### What is being asked
Copy exactly the lines from the one containing "Write a web" through the one containing "const radialTicks = [0, 5, 10];", both included, and leave out any pictures.

*** The data ***

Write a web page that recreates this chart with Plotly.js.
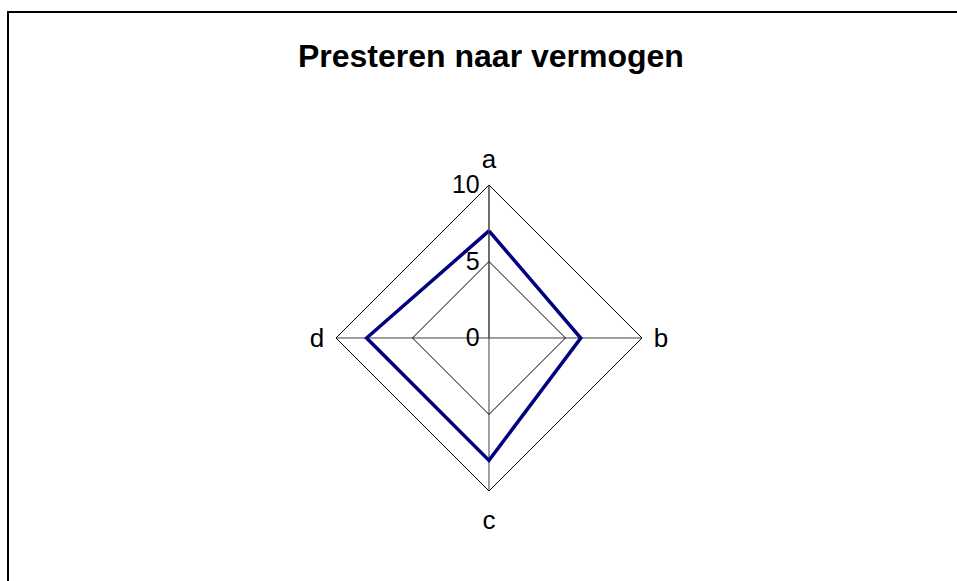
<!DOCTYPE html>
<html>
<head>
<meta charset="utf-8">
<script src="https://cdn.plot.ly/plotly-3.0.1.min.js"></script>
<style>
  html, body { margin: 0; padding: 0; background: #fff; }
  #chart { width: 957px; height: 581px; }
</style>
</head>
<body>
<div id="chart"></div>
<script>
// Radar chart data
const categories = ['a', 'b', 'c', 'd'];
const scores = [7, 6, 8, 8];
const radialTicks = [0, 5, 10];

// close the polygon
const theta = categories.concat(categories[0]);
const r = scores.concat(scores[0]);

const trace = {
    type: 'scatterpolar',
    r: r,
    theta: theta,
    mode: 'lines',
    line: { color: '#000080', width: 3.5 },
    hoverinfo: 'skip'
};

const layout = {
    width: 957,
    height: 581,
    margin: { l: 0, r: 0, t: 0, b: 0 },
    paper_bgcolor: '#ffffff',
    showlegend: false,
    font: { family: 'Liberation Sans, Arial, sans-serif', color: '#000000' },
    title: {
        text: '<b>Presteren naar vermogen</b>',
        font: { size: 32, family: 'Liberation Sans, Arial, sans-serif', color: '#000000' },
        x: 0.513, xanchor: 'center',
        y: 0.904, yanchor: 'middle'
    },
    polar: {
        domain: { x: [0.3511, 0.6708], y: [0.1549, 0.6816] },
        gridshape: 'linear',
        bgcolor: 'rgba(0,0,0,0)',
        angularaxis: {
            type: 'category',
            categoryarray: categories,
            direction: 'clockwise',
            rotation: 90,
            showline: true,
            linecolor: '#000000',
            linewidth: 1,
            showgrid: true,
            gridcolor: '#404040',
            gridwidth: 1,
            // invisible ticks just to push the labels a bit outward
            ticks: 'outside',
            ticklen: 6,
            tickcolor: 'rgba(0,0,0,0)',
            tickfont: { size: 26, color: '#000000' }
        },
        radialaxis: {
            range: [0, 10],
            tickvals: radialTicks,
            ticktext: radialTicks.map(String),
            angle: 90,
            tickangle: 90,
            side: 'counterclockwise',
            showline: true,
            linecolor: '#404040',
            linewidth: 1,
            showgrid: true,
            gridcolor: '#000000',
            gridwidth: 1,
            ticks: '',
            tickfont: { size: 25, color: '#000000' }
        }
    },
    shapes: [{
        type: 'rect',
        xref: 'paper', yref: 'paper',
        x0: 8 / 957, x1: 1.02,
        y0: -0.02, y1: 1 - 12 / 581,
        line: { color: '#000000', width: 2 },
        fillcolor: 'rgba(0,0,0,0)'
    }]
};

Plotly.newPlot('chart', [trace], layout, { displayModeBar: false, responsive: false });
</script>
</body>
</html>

***
*** The data ***

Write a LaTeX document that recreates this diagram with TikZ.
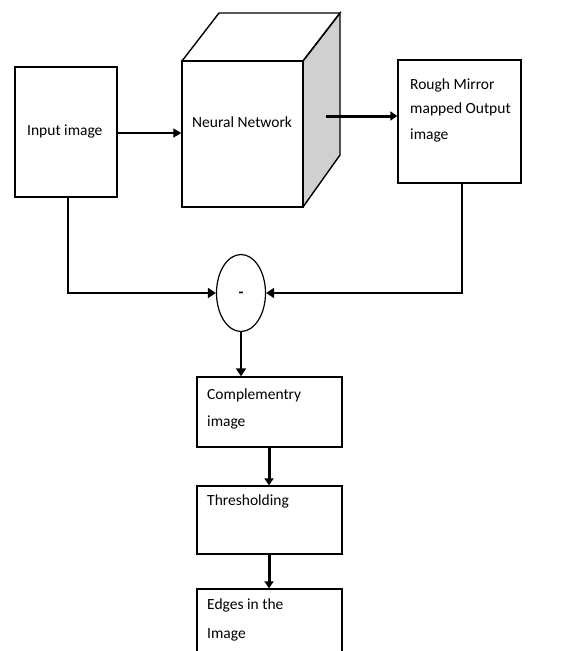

***

### Solution for this problem
Write a web page that recreates this chart with Plotly.js.
<!DOCTYPE html>
<html>
<head>
<meta charset="utf-8">
<script src="https://cdn.plot.ly/plotly-3.0.1.min.js"></script>
<style>
  html, body { margin: 0; padding: 0; background: #fff; }
  #chart { width: 957px; height: 581px; }
</style>
</head>
<body>
<div id="chart"></div>
<script>
// Radar chart data
const categories = ['a', 'b', 'c', 'd'];
const scores = [7, 6, 8, 8];
const radialTicks = [0, 5, 10];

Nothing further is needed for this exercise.